By Jim Hagerty
A pair of business owners couldn’t gather the support they needed at City Hall Monday to serve serve beer and wine and offer video gaming at their planned coffee shop.
Brothers Benny and Phil Salamone fell two votes shy of a liquor license, which would have allowed them to turn their vacant building, at 2320 Charles St., into a video gaming parlor called Ceasar’s Place Coffee and Slots. The brothers planned to spend $250,000 to remodel the old service station for gaming.
Aldermen aren’t ready to ad to the 80 gaming locations already in the city—at least not before they meet to discuss the influx of applications. Leaders say they need a better plan to control signage and neighborhood concentration of slot parlors.
“We really need to get in front on this issue now and hold off on anything until we can meet,” Fourth Ward Ald.

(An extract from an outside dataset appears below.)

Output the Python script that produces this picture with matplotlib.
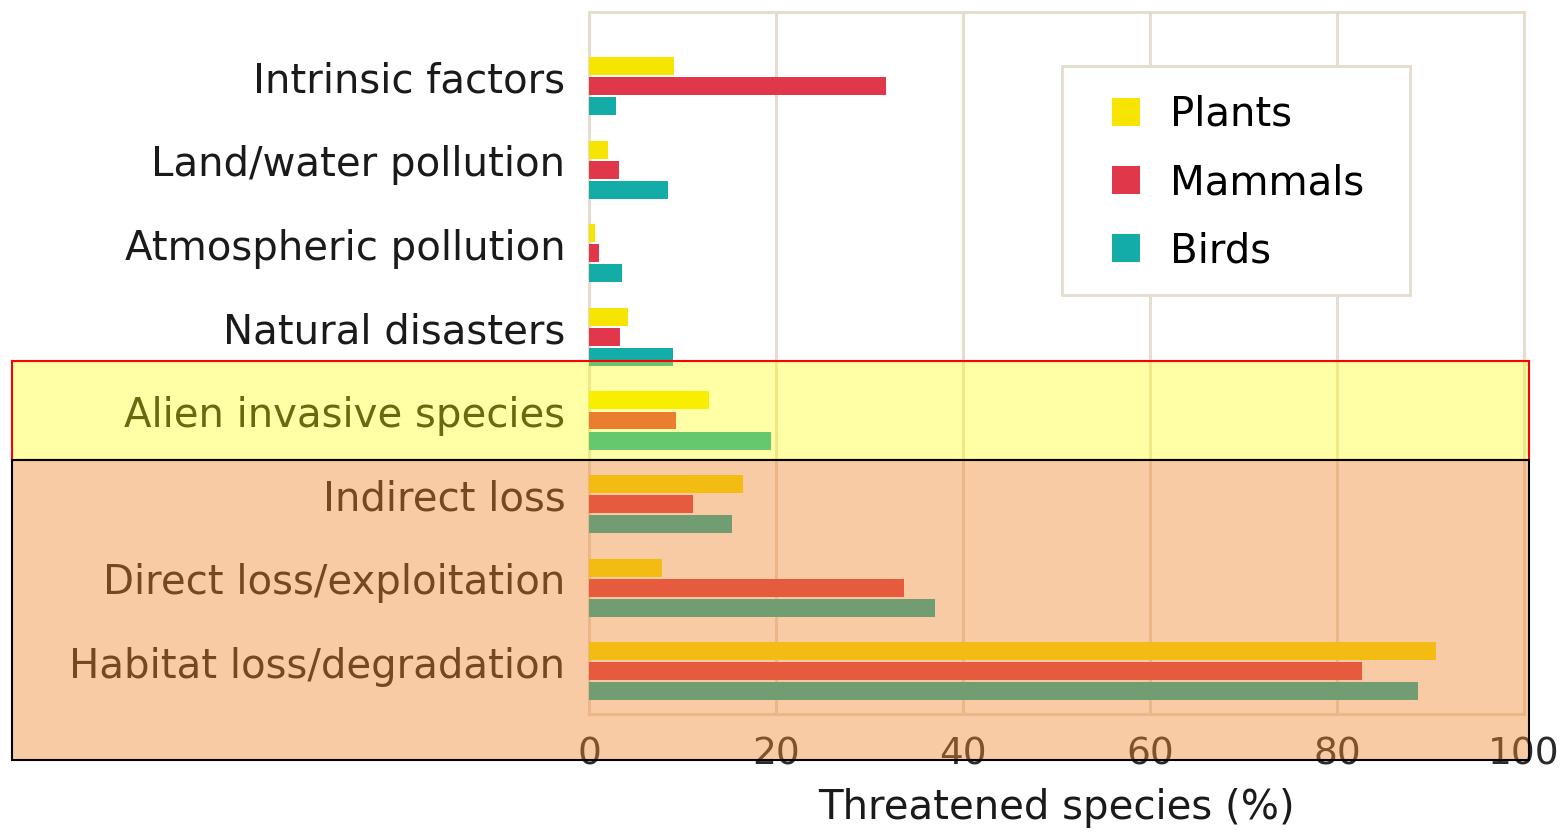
import numpy as np
import matplotlib.pyplot as plt
from matplotlib.patches import Rectangle
from matplotlib.transforms import offset_copy

categories = ['Intrinsic factors', 'Land/water pollution', 'Atmospheric pollution',
              'Natural disasters', 'Alien invasive species', 'Indirect loss',
              'Direct loss/exploitation', 'Habitat loss/degradation']
plants = [9.1, 2.0, 0.6, 4.2, 12.8, 16.5, 7.8, 90.6]
mammals = [31.8, 3.2, 1.1, 3.3, 9.3, 11.1, 33.7, 82.7]
birds = [2.9, 8.4, 3.5, 9.0, 19.5, 15.3, 37.0, 88.7]
series_names = ['Plants', 'Mammals', 'Birds']
series_colors = ['#f5e500', '#e0384a', '#14aca6']

plt.rcParams['font.family'] = ['DejaVu Sans']
W, H = 1563, 834
fig = plt.figure(figsize=(W / 100, H / 100), dpi=100)
ax = fig.add_axes([589 / W, 1 - 714 / H, (1524 - 589) / W, (714 - 12) / H])

y = np.arange(len(categories))
bar_h = 0.215
step = 0.24
for k, (vals, name, col) in enumerate(zip([plants, mammals, birds], series_names, series_colors)):
    ax.barh(y + (k - 1) * step, vals, height=bar_h, color=col, label=name, zorder=3)

ax.set_xlim(0, 100)
ax.set_ylim(7.51, -0.885)
ax.set_yticks(y)
ax.set_yticklabels(categories, fontsize=29, color='#1a1a1a')
ax.set_xticks([0, 20, 40, 60, 80, 100])
ax.tick_params(axis='both', length=0)
ax.tick_params(axis='y', pad=17)
ax.tick_params(axis='x', pad=16, labelsize=27, labelcolor='#2a2a2a')
# category labels sit a little above the group centre
for lab in ax.get_yticklabels():
    lab.set_transform(offset_copy(lab.get_transform(), fig=fig, x=0, y=9, units='dots'))
ax.grid(axis='x', color='#e6dccf', linewidth=2.2, zorder=0)
for s in ax.spines.values():
    s.set_color('#e6dccf')
    s.set_linewidth(2.2)
ax.set_xlabel('Threatened species (%)', fontsize=29, color='#1a1a1a', labelpad=11)

# legend box drawn separately so its padding matches the original
ax.add_patch(Rectangle((1062 / W, 1 - 295 / H), 348 / W, 229 / H, transform=fig.transFigure,
                       facecolor='white', edgecolor='#e6dccf', linewidth=2, zorder=4, clip_on=False))
leg = ax.legend(loc='upper left', bbox_to_anchor=(1112 / W, 1 - 95 / H),
                bbox_transform=fig.transFigure, borderaxespad=0, borderpad=0, fontsize=29,
                frameon=False, handlelength=0.7, handleheight=0.7, handletextpad=0.75,
                labelspacing=0.7)
leg.set_zorder(5)

# highlight boxes drawn over the chart
fig.patches.append(Rectangle((12 / W, 1 - 460 / H), 1517 / W, 99 / H, transform=fig.transFigure,
                             facecolor=(1, 1, 0, 0.35), edgecolor='red', linewidth=1.5, zorder=10))
fig.patches.append(Rectangle((12 / W, 1 - 760 / H), 1517 / W, 300 / H, transform=fig.transFigure,
                             facecolor=(240 / 255, 135 / 255, 45 / 255, 0.43), edgecolor='black',
                             linewidth=1.5, zorder=10))

fig.savefig('out.png', dpi=100)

Kevin Frost (R) said, before voting “no” on what the council says will be the last liquor license application it considers before the September meeting.
The city still wants to purchase three buildings owned by S&L Warshawsky for parking across from the future Ziock Building hotel. According to county tax records, the Warshsawsky buildings at 431 S. Main St., 501 S. Main St., and 319 Cedar St., are assessed at around $340,000. The city has made an offer to purchase the structures, and has agreed to pay to relocate the 70-year-old muffler and brake business to another building.
Those talks have stalled, although details have have not been released. Last week, aldermen voted 13-0 to use power of eminent domain if negotiations fail.